Moving on from marital separation and divorce will be difficult for both the men and women involved. The only difference is that, women tend to have more in terms social and professional resources to help get them through, while men on the other hand usually end up fending for themselves ending up with varying degrees of success. If you find yourself getting stuck in this seemingly endless post-divorce zone and are finding it difficult to get out then this short guide will be able to help you out.

Stages of Divorce

The emotional stages that divorce brings is actually quite similar to losing a loved one with the main difference being the fact that the person you love and care about the most is still there, only now, you will no longer be able to interact with her the same way that you did before, which is very painful. The usual stages of divorce will go something like this:

Denial - When you first hear about the divorce, most likely you will find it very hard to believe. The full reality of the situation will take time to sink in and you are still very hopeful that things will start looking up soon.

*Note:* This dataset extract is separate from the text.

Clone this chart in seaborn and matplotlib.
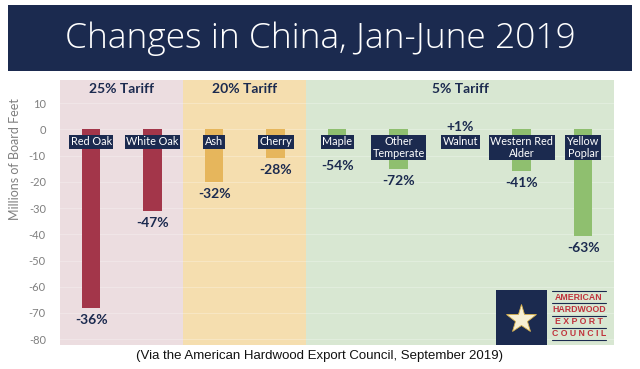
import matplotlib
matplotlib.use("Agg")
import matplotlib.pyplot as plt
from matplotlib.patches import Rectangle
import seaborn as sns
import pandas as pd
import numpy as np

# ---- data ----
species = ["Red Oak", "White Oak", "Ash", "Cherry", "Maple", "Other\nTemperate",
           "Walnut", "Western Red\nAlder", "Yellow\nPoplar"]
change_mbf = [-68, -31, -20, -11, -6, -15, 0.3, -16, -40.5]
pct_labels = ["-36%", "-47%", "-32%", "-28%", "-54%", "-72%", "+1%", "-41%", "-63%"]
tariff_group = ["25%", "25%", "20%", "20%", "5%", "5%", "5%", "5%", "5%"]
tariff_titles = ["25% Tariff", "20% Tariff", "5% Tariff"]
yticks = [10, 0, -10, -20, -30, -40, -50, -60, -70, -80]

NAVY = "#1b2a4f"
bar_col = {"25%": "#a3364a", "20%": "#e6b65c", "5%": "#8fbf6f"}
bg_col = {"25%": "#ecdde0", "20%": "#f5deaf", "5%": "#d8e7d2"}

df = pd.DataFrame({"species": species, "value": change_mbf, "group": tariff_group})

sns.set_style("white")
plt.rcParams["font.family"] = ["Lato", "DejaVu Sans"]

fig = plt.figure(figsize=(6.4, 3.69), dpi=100)
ax = fig.add_axes([50 / 640, 24 / 369, 570 / 640, 265 / 369])

# background bands per tariff group
groups = ["25%", "20%", "5%"]
xlim = (-0.67, 8.6)
for g, t in zip(groups, tariff_titles):
    members = [i for i, gg in enumerate(tariff_group) if gg == g]
    lo = max(min(members) - 0.5, xlim[0])
    hi = min(max(members) + 0.5, xlim[1])
    ax.axvspan(lo, hi, color=bg_col[g], zorder=0, lw=0)
    ax.text((lo + hi) / 2, 15.4, t, ha="center", va="center", fontsize=10,
            fontweight="bold", color=NAVY, zorder=5)

for y in yticks:
    ax.axhline(y, color="white", lw=0.6, alpha=0.3, zorder=0.5)

palette = [bar_col[g] for g in tariff_group]
sns.barplot(data=df, x="species", y="value", hue="species", palette=palette,
            legend=False, width=0.3, ax=ax, saturation=1, zorder=2,
            linewidth=0, edgecolor="none")

for i, (name, v, p) in enumerate(zip(species, change_mbf, pct_labels)):
    nlines = name.count("\n") + 1
    ax.text(i, -2.7, name, ha="center", va="top", fontsize=7.8, color="white",
            multialignment="center", linespacing=1.05, zorder=6,
            bbox=dict(boxstyle="square,pad=0.15", fc=NAVY, ec="none"))
    box_bottom = -7.9 if nlines == 1 else -13.2
    if v > 0:
        py = 1.0
    else:
        py = min(v, box_bottom - 1.6) - 4.6
    ax.text(i, py, p, ha="center", va="center", fontsize=10, fontweight="bold",
            color=NAVY, zorder=6)

ax.set_xlim(*xlim)
ax.set_ylim(-82.2, 18.8)
ax.set_yticks(yticks)
ax.set_yticklabels([str(t) for t in yticks])
ax.tick_params(axis="y", labelsize=8, labelcolor="#7f7f7f", length=0, pad=3)
ax.set_xticks([])
ax.set_xlabel("")
ax.set_ylabel("Millions of Board Feet", fontsize=9, color="#7f7f7f")
ax.yaxis.set_label_coords(-0.05, 0.70)
for s in ax.spines.values():
    s.set_visible(False)

# logo
lx0, lx1 = 0.782, 0.872
ax.add_patch(Rectangle((lx0, 0.0), lx1 - lx0, 0.2075, transform=ax.transAxes,
                       fc=NAVY, ec="none", zorder=7))
ax.plot([(lx0 + lx1) / 2], [0.1], marker="*", ms=22, color="#f7efd3",
        mec="#d9b24c", mew=0.6, transform=ax.transAxes, zorder=8)
logo_lines = ["AMERICAN", "HARDWOOD", "E X P O R T", "C O U N C I L"]
tx0, tx1 = 0.881, 0.975
for k, w in enumerate(logo_lines):
    yc = 0.18 - k * 0.046
    ax.text((tx0 + tx1) / 2, yc, w, transform=ax.transAxes, ha="center",
            va="center", fontsize=6.3, fontweight="bold", color="#c0323c",
            family=["Liberation Sans"], zorder=8)
for k in range(5):
    yl = 0.203 - k * 0.046
    ax.plot([tx0, tx1], [yl, yl], transform=ax.transAxes, color=NAVY, lw=0.8,
            zorder=8)

# title banner
fig.add_artist(Rectangle((8 / 640, 1 - 71 / 369), 624 / 640, 66 / 369,
                         transform=fig.transFigure, fc=NAVY, ec="none"))
fig.text(0.5, 1 - 39 / 369, "Changes in China, Jan-June 2019", ha="center",
         va="center", fontsize=25.5, color="white", fontweight="light",
         family=["Open Sans", "DejaVu Sans"])

fig.text(0.5, 1 - 356 / 369,
         "(Via the American Hardwood Export Council, September 2019)",
         ha="center", va="center", fontsize=9.5, color="#111111",
         family=["Liberation Sans"])

fig.savefig("out.png", dpi=100)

Anger - Once reality sets in, anger will be the very first reaction that you will feel. You have been hurt and revenge will be the very first thing that will come to mind. To make matters worse, your anger can sometimes get the best of you, prompting you to lash out even to individuals who are remotely involved with the divorce.

Bargaining - Once the anger has subsided, it will usually be replaced with panic and desperation. Often you will be forced to use every method that you know (yes even the cheap ones) in order to force or coerce your wife into getting back with you.

Depression -Sadness and depression usually follow once all of the anger, the pleading and the denial has come to pass. This is a dangerous stage that many find difficult to recover from, especially if there is no support.

Acceptance - The good news is that most men will eventually reach the stage of acceptance. The bad news is that it might take longer depending on how you are able to understand the processes involved and how well you are able to control your emotions in order to instill rationality.

Underlying Psychology

While emotions such as anger, grief and depression can be easily seen the reason that these emotions come into play is because of deeper underlying psychological elements.

To make the long story short, your ego has taken a huge blow during the divorce and will need to be changed in order to move on. Aside from your ego, self-esteem will also be at an all time low. Mix the two together and you will generally have a power hungry monster to deal with. This deadly combination can trap you in an endless cycle of self-destructive behavior that is designed to make you feel more powerful and better about yourself by any means necessary.

Forgiveness

Forgiveness is the final stage to being completely over a divorce and on to a better and happier life. This will seem to be quite an impossible task to undertake especially when you are still living in the hell that post divorce has created, but nonetheless it is essential in achieving total recovery.

Being able to forgive does not mean that you condone anyone"s actions, or that you agree to what has happened. It just means that you no longer hold any resentment or anger towards the people that have caused you such pain and misery.